§ **WHAT THE TASK REQUIRES**:
In the material below, please retype the lines from the very first through the one with "import pandas as pd", exactly and without pictures.

§ **MATERIAL SUPPLIED**:
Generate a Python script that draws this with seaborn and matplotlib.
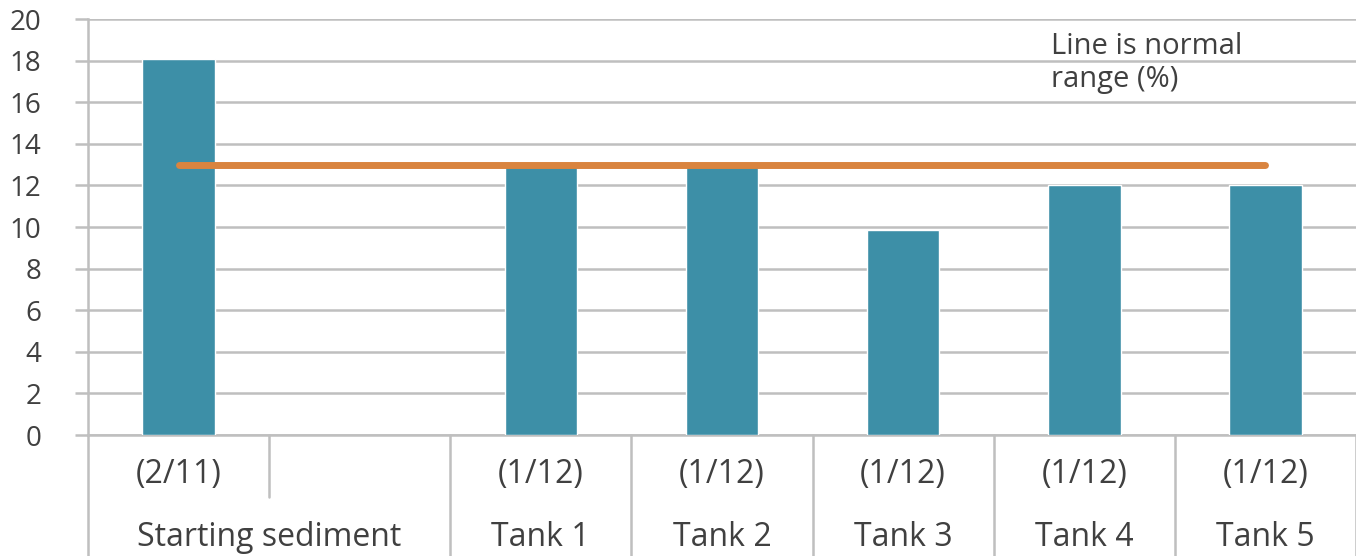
import matplotlib
matplotlib.use("Agg")
import matplotlib.pyplot as plt
import matplotlib.transforms as mtransforms
import seaborn as sns
import numpy as np
import pandas as pd

# ---- data ----
slots = ["s0", "s1", "t1", "t2", "t3", "t4", "t5"]
values = [18.1, np.nan, 13.0, 13.0, 9.85, 12.0, 12.0]
date_labels = ["(2/11)", "", "(1/12)", "(1/12)", "(1/12)", "(1/12)", "(1/12)"]
group_labels = ["Starting sediment", "Tank 1", "Tank 2", "Tank 3", "Tank 4", "Tank 5"]
group_spans = [(0, 1), (2, 2), (3, 3), (4, 4), (5, 5), (6, 6)]
normal_level = 13.0
note_text = "Line is normal\nrange (%)"
y_ticks = list(range(0, 21, 2))

sns.set_theme(style="white")
plt.rcParams['font.family'] = ['Open Sans', 'DejaVu Sans']

W, H, DPI = 1356, 556, 100
fig = plt.figure(figsize=(W / DPI, H / DPI), dpi=DPI)
ax = fig.add_axes([88 / W, (H - 435) / H, (W - 88) / W, (435 - 19) / H])

df = pd.DataFrame({"slot": slots, "value": values})
bar_color = "#3D8FA7"
sns.barplot(data=df, x="slot", y="value", color=bar_color, width=0.4,
            saturation=1, ax=ax, zorder=3)

# normal range line
ax.plot([0, len(slots) - 1], [normal_level, normal_level], color="#D9843F",
        lw=5, solid_capstyle="round", zorder=4)

grid_c = "#BFBFBF"
text_c = "#404040"
ax.set_ylim(0, 20)
ax.set_xlim(-0.5, len(slots) - 0.5)
ax.set_yticks(y_ticks)
ax.set_yticklabels([str(v) for v in y_ticks])
ax.yaxis.grid(True, color=grid_c, lw=1.8, zorder=0)
ax.set_axisbelow(True)
ax.tick_params(axis="y", direction="out", length=9.4, width=1.8, color=grid_c,
               pad=24, labelsize=20, labelcolor=text_c, left=True)
ax.tick_params(axis="x", bottom=False, labelbottom=False)
ax.set_xlabel("")
ax.set_ylabel("")
for s in ["top", "right"]:
    ax.spines[s].set_visible(False)
ax.spines["left"].set_color(grid_c)
ax.spines["left"].set_linewidth(1.8)
ax.spines["bottom"].set_color(grid_c)
ax.spines["bottom"].set_linewidth(1.8)

# note
fig.text(1051 / W, 1 - 63 / H, note_text, ha="left", va="center",
         fontsize=21, color=text_c, linespacing=1.2)

# multi-level category axis
trans = mtransforms.blended_transform_factory(ax.transData, fig.transFigure)
y_row1 = 1 - 475 / H
y_row2 = 1 - 537 / H
for i, lab in enumerate(date_labels):
    if lab:
        ax.text(i, y_row1, lab, transform=trans, ha="center", va="center",
                fontsize=23, color=text_c, clip_on=False)
for lab, (a, b) in zip(group_labels, group_spans):
    ax.text((a + b) / 2, y_row2, lab, transform=trans, ha="center", va="center",
            fontsize=23, color=text_c, clip_on=False)

y_top = 1 - 435 / H
y_mid = 1 - 497 / H
# separators between groups (full height) and within group (first row only)
bounds_full = [-0.5] + [b + 0.5 for (_, b) in group_spans]
for xb in bounds_full:
    ax.plot([xb, xb], [y_top, 0], transform=trans, color=grid_c, lw=1.8,
            clip_on=False)
for (a, b) in group_spans:
    for k in range(a, b):
        ax.plot([k + 0.5, k + 0.5], [y_top, y_mid], transform=trans,
                color=grid_c, lw=1.8, clip_on=False)

fig.savefig("out.png", dpi=DPI)
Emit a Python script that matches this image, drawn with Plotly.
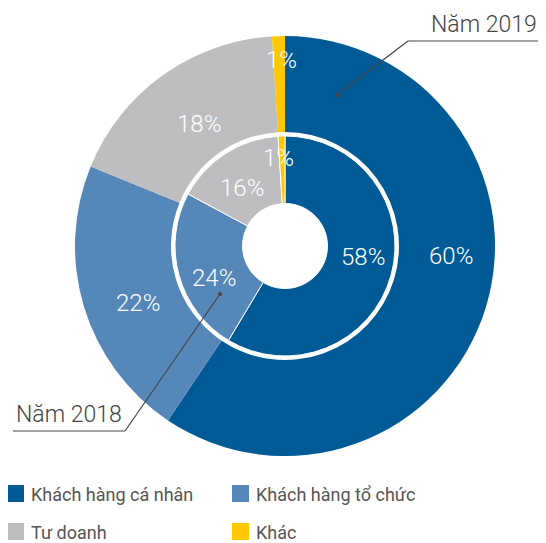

§ **EXERCISE ANSWER**:
Generate a Python script that draws this with seaborn and matplotlib.
import matplotlib
matplotlib.use("Agg")
import matplotlib.pyplot as plt
import matplotlib.transforms as mtransforms
import seaborn as sns
import numpy as np
import pandas as pd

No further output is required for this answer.